Let’s suspend our disbelief for a second and ignore the fact that someone driven by efficiency would opt for the less-than-obvious hdr22@clintonemail.com handle.* (Was hillary@clintonemail.com already taken?) If we take that explanation in good faith, then the nation’s top diplomat was willing to ignore White House instructions and potentially open her account up to cyberattacks just so she didn’t have to carry—or have a staff member carry—a second device around with her. If that was her overriding motivation, then it’s no surprise that her supporters have resisted making it the center of her defense.

3) Just trust us.

The argument underpinning Clinton’s entire defense rests with the fact that her office did indeed turn over those aforementioned 55,000 pages of emails to the State Department. “When the Department asked former Secretaries last year for help ensuring their emails were in fact retained, we immediately said yes,” Clinton spokesman Nick Merrill said. “Both the letter and spirit of the rules permitted State Department officials to use non-government email, as long as appropriate records were preserved. As a result of State’s request for our help to make sure they in fact were, that is what happened here.”
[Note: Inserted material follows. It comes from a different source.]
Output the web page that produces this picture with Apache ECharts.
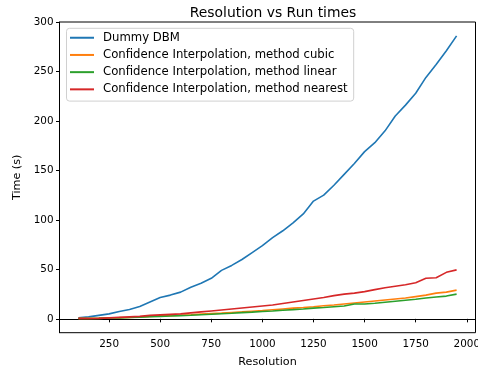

Clinton’s office has declined to explain how her aides selected which emails to turn over to the State Department and which ones to hold back. They also haven’t said when they would have turned over those same records if the State Department hadn’t specifically requested them—given it’s been six years since her run as secretary began and two years since it ended, it’s safe to question whether they would have at all.

The Clinton camp also points to the number of pages that were turned over as though the total alone should reassure us. The flaw there, of course, is that the page count tells us next to nothing—not how many emails were actually archived, let alone whether Clinton did, in fact, turn over all the appropriate records.

Clinton’s team, then, is asking the American public to take her at her word. The problem, though, is that the once-and-future White House hopeful simply doesn’t have the right words to offer.